Dalam lampiran Perpres No 26/2012 disebutkan, logistik adalah bagian dari rantai pasok (supply chain) yang menangani arus barang, arus informasi, dan arus uang melalui pengadaan, penyimpanan, transportasi, distribusi, dan pelayanan pengantaran sesuai dengan jenis, kualitas, jumlah, waktu, dan tempat yang dikehendaki konsumen secara aman, efektif, dan efisien, mulai dari tempat asal sampai dengan tempat tujuan.
Deputi Bidang Koordinator Perdagangan dan Industri Kementerian Koordinator Perekonomian Edy Putra Irawady mengatakan, pemerintah terus berupaya menghilangkan beban-beban biaya logistik. “Salah satu yang dideregulasi adalah insentif fiskal untuk angkutan, pembuatan gudang Pusat Logistik Berikat, dan membenahi pelabuhan-pelabuhan di sepanjang pantai utara dan timur Sumatera yang disebut pelayaran laut dangkal. Kemudian, yang dikejar lagi, efisiensi logistik di wilayah utara untuk melayani Pasifik, yaitu di Bitung. Dari sana akan dilayani ekspor ikan ke Tanjung Pelapas dan Darwin,” katanya.

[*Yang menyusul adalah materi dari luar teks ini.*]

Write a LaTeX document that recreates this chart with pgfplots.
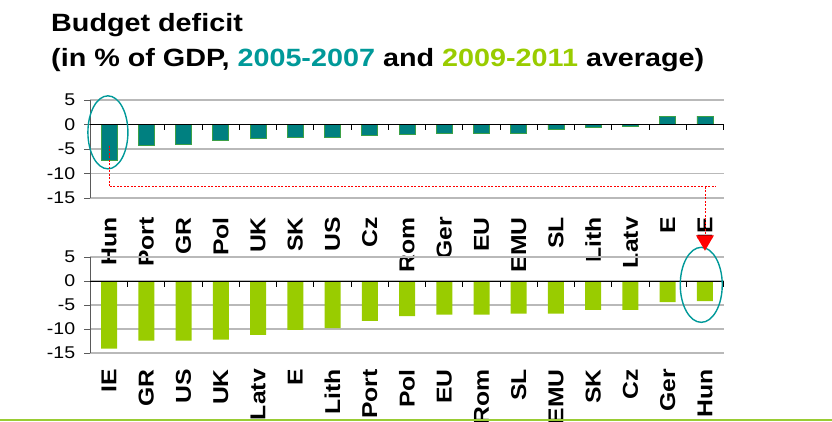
\documentclass[border=0pt]{standalone}
\usepackage{pgfplots}
\pgfplotsset{compat=1.18}
\usepackage{fontspec}
\setmainfont[FakeStretch=1.15]{Liberation Sans}
\definecolor{barteal}{RGB}{0,128,128}
\definecolor{baredge}{RGB}{60,160,70}
\definecolor{bargreen}{RGB}{153,204,0}
\definecolor{titteal}{RGB}{0,153,153}
\definecolor{titgreen}{RGB}{153,204,0}
\definecolor{ellteal}{RGB}{0,153,153}
\definecolor{gridgray}{RGB}{185,185,185}
\definecolor{axgray}{RGB}{90,90,90}
\definecolor{linegreen}{RGB}{153,204,51}
\begin{document}
\begin{tikzpicture}
\path[use as bounding box] (0pt,0pt) rectangle (832pt,421pt);
\pgfplotsset{
  base/.style={
    scale only axis, width=633.2pt, anchor=south west,
    xmin=-0.5, xmax=16.5, ymin=-15, ymax=5,
    ytick={-15,-10,-5,0,5},
    xtick={0,...,16},
    ymajorgrids, grid style={gridgray, line width=1.3pt},
    separate axis lines,
    axis x line*=bottom, axis y line*=left,
    x axis line style={draw=none},
    y axis line style={-, axgray, line width=0.9pt},
    major x tick style={draw=none},
    major y tick style={axgray, line width=0.9pt},
    ytick align=outside, major tick length=6pt,
    /pgf/number format/assume math mode=true,
    yticklabel style={font=\fontsize{17}{17}\selectfont, inner sep=0pt, xshift=-9pt},
    xticklabel style={font=\bfseries\fontsize{21.5}{21.5}\selectfont, rotate=90, anchor=east, inner sep=0pt},
    clip=false,
    ybar, bar width=16pt,
  }
}
% ---------------- top axis ----------------
\begin{axis}[base, at={(90.4pt,223pt)}, height=98pt,
  xticklabel style={xshift=-13pt},
  xticklabels={Hun,Port,GR,Pol,UK,SK,US,Cz,Rom,Ger,EU,EMU,SL,Lith,Latv,E,IE}]
\addplot[fill=barteal, draw=baredge, line width=0.6pt] coordinates {
 (0,-7.3) (1,-4.2) (2,-4.0) (3,-3.3) (4,-2.9) (5,-2.7) (6,-2.7) (7,-2.3)
 (8,-2.0) (9,-1.7) (10,-1.7) (11,-1.7) (12,-1.05) (13,-0.65) (14,-0.45)
 (15,1.7) (16,1.7)};
\draw[black, line width=0.8pt] (axis cs:-0.5,0) -- (axis cs:16.5,0);
\pgfplotsinvokeforeach{0.5,1.5,...,16.5}{\draw[black, line width=0.8pt] (axis cs:#1,0) -- ([yshift=-6pt]axis cs:#1,0);}
\draw[ellteal, line width=1.4pt] (axis cs:-0.03,-1.6) ellipse [x radius=20pt, y radius=36.5pt];
\draw[red, line width=0.8pt, dash pattern=on 2pt off 1.5pt] (axis cs:0,-4.3) -- (axis cs:0,-12.7) -- (axis cs:16.3,-12.7);
\end{axis}
% ---------------- bottom axis ----------------
\begin{axis}[base, at={(90.4pt,68pt)}, height=96pt,
  xticklabel style={xshift=-10pt},
  xticklabels={IE,GR,US,UK,Latv,E,Lith,Port,Pol,EU,Rom,SL,EMU,SK,Cz,Ger,Hun}]
\addplot[fill=bargreen, draw=none] coordinates {
 (0,-14.1) (1,-12.4) (2,-12.4) (3,-12.2) (4,-11.2) (5,-10.2) (6,-9.8) (7,-8.3)
 (8,-7.3) (9,-7.0) (10,-7.0) (11,-6.8) (12,-6.8) (13,-6.0) (14,-6.0)
 (15,-4.4) (16,-4.2)};
\draw[black, line width=0.8pt] (axis cs:-0.5,0) -- (axis cs:16.5,0);
\pgfplotsinvokeforeach{0.5,1.5,...,16.5}{\draw[black, line width=0.8pt] (axis cs:#1,0) -- ([yshift=-6pt]axis cs:#1,0);}
\draw[ellteal, line width=1.4pt] (axis cs:15.9,-0.8) ellipse [x radius=21pt, y radius=37.5pt];
\draw[red, line width=0.8pt, dash pattern=on 2pt off 1.5pt] (axis cs:16,19.6) -- (axis cs:16,9.4);
\fill[red] (axis cs:15.76,9.5) -- (axis cs:16.24,9.5) -- (axis cs:16,6.3) -- cycle;
\end{axis}
% ---------------- title ----------------
\node[anchor=base west, inner sep=0pt, font=\bfseries\fontsize{25}{25}\selectfont] at (51pt,389pt) {Budget deficit};
\node[anchor=base west, inner sep=0pt, font=\bfseries\fontsize{25}{25}\selectfont] at (51pt,354pt)
  {(in \% of GDP, \textcolor{titteal}{2005-2007} and \textcolor{titgreen}{2009-2011} average)};
\fill[linegreen] (0pt,0pt) rectangle (832pt,2.2pt);
\end{tikzpicture}
\end{document}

Menurut Edy, sudah waktunya Indonesia melompat dalam memperbaiki logistik melalui peningkatan sumber daya manusia. Pemerintah sedang membangun sekolah akademi komunitas logistik di Sumatera Utara dan Bitung. Selain itu, ada juga sekolah logistik di Bandung, yakni di bawah PT Pos Indonesia dan di bawah ITB. “Tenaga SDM yang berkualitas akan menjadi masa depan kita karena Indonesia adalah negara logistik,” kata Edy.
Mengenai perizinan usaha logistik bidang ritel, Edy menjelaskan, pengurusannya sekarang dibuat terpusat di Kementerian Komunikasi dan Informatika serta dibuat dalam jaringan.
“Memang, ada banyak perizinan yang harus dipenuhi oleh pelaku usaha logistik. Oleh karena itu, kami berupaya memangkasnya. Selain izin usaha, masih ada juga izin angkutan, izin bongkar muat, dan sebagainya,” kata Edy.
Menurut Wakil Ketua Umum Kadin Bidang Perdagangan dan Perhubungan Internasional Chris Kanter, pemerintah harus segera bergerak karena saat ini perdagangan dalam jaringan tumbuh sangat pesat.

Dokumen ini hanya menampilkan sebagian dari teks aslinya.